“The present and future is narrow-spectrum antibiotics because they enhance antibiotic stewardship, they protect the host microbiome, [and] they reduce antibiotic resistance,” AAD 2023 presenter Christopher Bunick, MD, PhD, said.
Dermatologists write around 7 million antibiotic prescriptions per year, according to 2016 data1, with the highest rate per clinician than any other physician group. Clinicians are turning to oral antibiotic options both as first-line therapy and alternative treatment for a variety of chronic inflammatory skin disorders, including moderate and severe acne vulgaris. Because of this, it is imperative that dermatologists fully understand how to use antibiotics responsibly.
Christopher Bunick, MD, PhD, associate professor of dermatology at Yale School of Medicine, delivered a talk on using oral antibiotics for acne vulgaris during the “Acne Boot Camp” session at the American Academy of Dermatology (AAD) 2023 Annual Meeting, held March 17-21, in New Orleans, Louisiana.2 In his lecture, Bunick reviewed appropriate use of antibiotics, detailed the mechanisms of resistance, and unveiled exactly why targeted, narrow-spectrum antibiotics are a better choice to limit resistance.
“Would it surprise you if I told you that for the last 50 years, we've been prescribing these antibiotics trying to target Cutibacterium acnes without actually knowing how those antibiotics work on C anes?” Bunick asked the audience. “And what if I told you [that] at the end of this talk I'm going to show you the breakthrough research of why that's no longer the case?”
Tetracyclines made up the majority (73.4%) of dermatologists’ antibiotic use between 2014 and 2016, likely because of the dual anti-inflammatory and antibacterial properties, Bunick said. The tetracycline class of antibiotics work to suppress the pro-inflammatory cytokine release; inhibit lipases and neutrophil migration, effectively reducing tissue destruction; inhibit nitric oxide synthase expression; reduce mast cell activation; and inhibit T-lymphocyte activation and proliferation, among other things.

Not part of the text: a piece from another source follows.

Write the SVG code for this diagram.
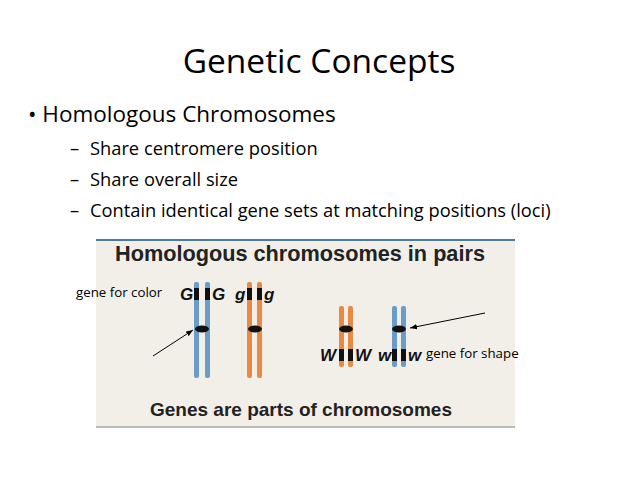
<svg xmlns="http://www.w3.org/2000/svg" width="638" height="479" viewBox="0 0 638 479">
<defs>
<style>
.t{font-family:"Open Sans","Liberation Sans",sans-serif;fill:#000}
.b{font-family:"Liberation Sans",Arial,sans-serif;font-weight:bold;fill:#222}
.g{font-family:"Liberation Sans",Arial,sans-serif;font-weight:bold;font-style:italic;font-size:17px;fill:#111}
.bl{fill:#6a9cc8}.or{fill:#e88a45}
.lab{font-family:"Open Sans","Liberation Sans",sans-serif;font-size:13.3px;fill:#000}
</style>
<marker id="ah" viewBox="0 0 10 10" refX="10" refY="5" markerWidth="7" markerHeight="7" orient="auto"><path d="M0,1 L10,5 L0,9 z" fill="#000"/></marker>
</defs>
<rect width="638" height="479" fill="#fff"/>
<text class="t" x="319" y="73" font-size="33.5" text-anchor="middle">Genetic Concepts</text>
<text class="t" x="28" y="122" font-size="22.5">• Homologous Chromosomes</text>
<g class="t" font-size="18.3">
<text x="70" y="155">–</text><text x="90" y="155">Share centromere position</text>
<text x="70" y="186">–</text><text x="90" y="186">Share overall size</text>
<text x="70" y="217">–</text><text x="90" y="217">Contain identical gene sets at matching positions (loci)</text>
</g>
<g id="panel">
<rect x="96" y="240" width="419" height="188" fill="#f2efe9"/>
<line x1="96" y1="240" x2="515" y2="240" stroke="#4a7aa0" stroke-width="2"/>
<line x1="96" y1="427" x2="515" y2="427" stroke="#aaa" stroke-width="1.5"/>
<text class="b" x="300" y="261" font-size="21.7" text-anchor="middle">Homologous chromosomes in pairs</text>
<text class="b" x="301" y="416" font-size="19" text-anchor="middle">Genes are parts of chromosomes</text>
</g>
<g id="chr1">
<rect class="bl" x="194" y="282" width="5" height="96" rx="2"/><rect class="bl" x="205" y="282" width="5" height="96" rx="2"/>
<rect x="194" y="288" width="5" height="12" fill="#111"/><rect x="205" y="288" width="5" height="12" fill="#111"/>
<ellipse cx="202" cy="329" rx="7" ry="3.5" fill="#111"/>
<text class="g" x="180" y="300">G</text><text class="g" x="212" y="300">G</text>
</g>
<g id="chr2">
<rect class="or" x="247" y="282" width="5" height="96" rx="2"/><rect class="or" x="257" y="282" width="5" height="96" rx="2"/>
<rect x="247" y="288" width="5" height="12" fill="#111"/><rect x="257" y="288" width="5" height="12" fill="#111"/>
<ellipse cx="255" cy="329" rx="7" ry="3.5" fill="#111"/>
<text class="g" x="235" y="300">g</text><text class="g" x="264" y="300">g</text>
</g>
<g id="chr3">
<rect class="or" x="339" y="306" width="5" height="61" rx="2"/><rect class="or" x="348" y="306" width="5" height="61" rx="2"/>
<rect x="339" y="349" width="5" height="12" fill="#111"/><rect x="348" y="349" width="5" height="12" fill="#111"/>
<ellipse cx="346" cy="329" rx="7" ry="3.5" fill="#111"/>
<text class="g" x="320" y="361">W</text><text class="g" x="355" y="361">W</text>
</g>
<g id="chr4">
<rect class="bl" x="392" y="306" width="5" height="61" rx="2"/><rect class="bl" x="401" y="306" width="5" height="61" rx="2"/>
<rect x="392" y="349" width="5" height="12" fill="#111"/><rect x="401" y="349" width="5" height="12" fill="#111"/>
<ellipse cx="399" cy="329" rx="7" ry="3.5" fill="#111"/>
<text class="g" x="378" y="361">w</text><text class="g" x="408" y="361">w</text>
</g>
<g id="labels">
<text class="lab" x="76" y="297">gene for color</text>
<text class="lab" x="426" y="358">gene for shape</text>
</g>
<g id="connectors" stroke="#000" stroke-width="1" fill="none">
<line x1="153" y1="356" x2="193" y2="330" marker-end="url(#ah)"/>
<line x1="485" y1="313" x2="410" y2="328" marker-end="url(#ah)"/>
</g>
</svg>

Tetracyclines rely on a DCBA naphthacene core, which serves as the structural building block, and they work by binding to the 30S subunit of the bacterial ribosome. While first- and second-generation tetracyclines like doxycycline and minocycline have broad-spectrum activity and may often be used for empirical treatment, third-generation tetracyclines like sarecycline are much more narrow in scope and used to target specific causative pathogens such as C acnes. They also don’t contribute to gut dysbiosis the way broader agents do.
“If someone tells you the antibiotics do not have a place in dermatology, I just don't believe that is true,” Bunick said. “It is my personal opinion [that] we write so [many prescriptions for] tetracycline antibiotics and doxycycline that it is essential that dermatologists know tetracycline antibiotics for the safety of our patients, for the health of our patients, and so that we can be competent physicians.”
Antibiotic stewardship has also played a part in advancing the tetracycline class of antibiotics, as the US Centers for Disease Control and Prevention advises selecting narrow-spectrum drugs whenever possible.
The goal, of course, is to prevent antibiotic resistance, which is problematic not just for the current generation but for generations to come, and narrow-spectrum tetracyclines are uniquely positioned to help overcome it.
Sarecycline, in particular, inhibits 2 active centers of the C acnes 70S ribosome, Bunick said—something his lab discovered while studying the C acnes ribosome via cryoelectron microscopy.
“We now know that this narrow-spectrum, this new precision medicine in acne blocks 2 active centers in the C acnes ribosome,” Bunick said. “This is very profound because it means, or at least it explains partly, why we have this narrow-spectrum agent that might give us a real step forward or advancement in practicing antibiotic stewardship in dermatology.”